OSV-Scanner (Google) is the closest analog: both read lockfiles without invoking package managers. The difference is that OSV-Scanner matches against version ranges in the OSV.dev vulnerability database, targeting CI and single projects; Bumblebee matches against your custom exact-version catalog, targeting fleet-wide incident response, with no built-in feed whatsoever.
Syft (+ Grype) (Anchore): highly overlapping inventory capability, but the output is SBOM (CycloneDX/SPDX), targeting containers and build artifacts, typically paired with Grype for vulnerability finding. Doesn’t cover extensions or MCP, and has no “fleet endpoint current-state” receiver model.
osquery: also a fleet endpoint perspective, but queries through OS-level package managers as a persistent agent. Little coverage of developer lockfiles, MCP configs, or extensions.
EDR: Bumblebee explicitly does not touch process/network/file-hash IOCs — that’s EDR territory.

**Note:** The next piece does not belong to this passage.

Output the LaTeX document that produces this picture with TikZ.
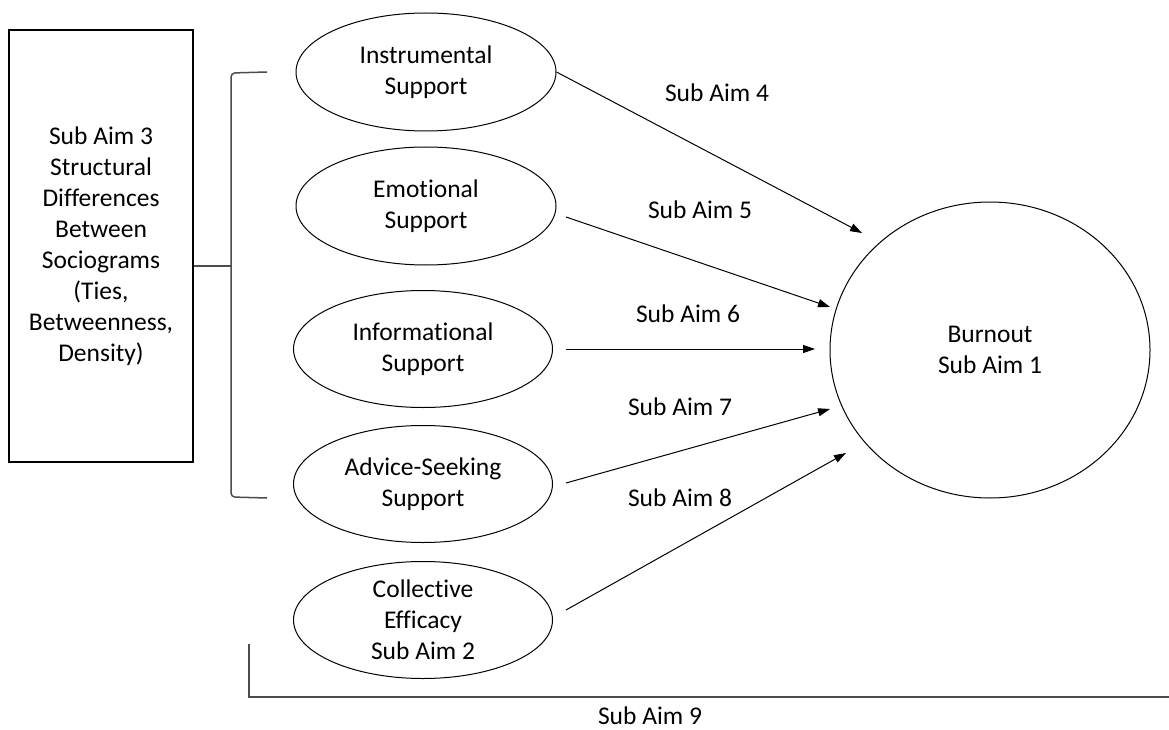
\documentclass[tikz,border=0pt]{standalone}
\usepackage{fontspec}
\setmainfont{Carlito}[Ligatures=NoCommon]
\usetikzlibrary{shapes.geometric,arrows.meta}
\begin{document}
\begin{tikzpicture}[x=1pt,y=-1pt,
  every node/.style={font=\fontsize{25.5}{31}\selectfont, align=center, inner sep=0pt},
  oval/.style={draw, ellipse, line width=1pt, minimum width=259pt, minimum height=117pt},
  rel/.style={line width=1pt, -{Triangle[length=12pt,width=8pt]}},
  frame/.style={draw=black!70, line width=1.5pt}
]
\useasboundingbox (0,0) rectangle (1169,730);

% left box
\node[draw, line width=1.3pt, minimum width=184pt, minimum height=432pt] (box) at (101,246)
  {Sub Aim 3\\Structural\\Differences\\Between\\Sociograms\\(Ties,\\Betweenness,\\Density)};

% support constructs
\node[oval, minimum width=260pt, minimum height=118pt] (ins) at (426,72) {Instrumental\\Support};
\node[oval, minimum width=260pt, minimum height=118pt] (emo) at (426,206) {Emotional\\Support};
\node[oval] (inf) at (423,349) {Informational\\Support};
\node[oval] (adv) at (423,484) {Advice-Seeking\\Support};
\node[oval] (col) at (423,620) {Collective\\Efficacy\\Sub Aim 2};

% outcome
\node[oval, minimum width=320pt, minimum height=296pt] (burn) at (990,350) {Burnout\\Sub Aim 1};

% arrow start and end points
\coordinate (f5) at (566,217);
\coordinate (f6) at (566,349);
\coordinate (f7) at (566,483);
\coordinate (f8) at (566,610);
\coordinate (t4) at (862,233);
\coordinate (t5) at (830,307);
\coordinate (t6) at (815,349);
\coordinate (t7) at (830,409);
\coordinate (t8) at (846,453);

\draw[rel] (ins.east) -- (t4);
\draw[rel] (f5) -- (t5);
\draw[rel] (f6) -- (t6);
\draw[rel] (f7) -- (t7);
\draw[rel] (f8) -- (t8);

% path labels
\node (l4) at (717,93) {Sub Aim 4};
\node (l5) at (700,210) {Sub Aim 5};
\node (l6) at (688,314) {Sub Aim 6};
\node (l7) at (680,407) {Sub Aim 7};
\node (l8) at (680,498) {Sub Aim 8};
\node (l9) at (650,716) {Sub Aim 9};

% bracket grouping the network measures
\coordinate (brk) at (231,266);
\draw[frame] (box.east |- brk) -- (brk);
\draw[frame, rounded corners=4pt] (267,72) -- (231,73) -- (231,497) -- (267,498);

% bottom bracket
\coordinate (bl) at (249,697);
\draw[frame] (249,644) -- (bl) -- (1169,697);
\end{tikzpicture}
\end{document}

One-liner positioning: it’s approximately “OSV-Scanner’s read-only lockfile approach” + “osquery’s fleet endpoint perspective” + “coverage for extensions and MCP,” but with deliberately minimal matching logic — designed to rapidly answer “who got hit” the moment an incident breaks.

Limitations and Trade-offs

Known limitations: macOS and Linux only, no Windows (the community’s biggest complaint); no coverage for Cargo, Maven/Gradle, NuGet, Hex, Swift PM, Yarn PnP’s .pnp.data.json, Bun binary bun.lockb, or Safari extensions. version is often empty for MCP configs and many package managers (configurations don’t pin install versions). Exposure matching is exact-only, no version ranges. The threat_intel catalog is AI-drafted; the README explicitly requires “review against current advisories before production use.”

Overall, every “non-feature” in Bumblebee is a design choice, not laziness: no execution (avoids triggering postinstall worms), no state storage (avoids bad deltas), no built-in feed (correlation offloaded to downstream), no direct object storage transport (avoids scattering cloud credentials to every endpoint), no secret capture (env/URL actively scrubbed). It concentrates complexity in “clean snapshot + stable record_id + receiver-side current-state model,” delivering a zero-dependency, auditable, one-shot binary that’s safe to run on developer laptops. The trade-off is that it’s deliberately blunt — it doesn’t understand version ranges, severity, requires you to supply your own catalog and your own backend — but for the narrow question of “at incident time, who in the fleet got hit,” it’s exactly as blunt as it needs to be.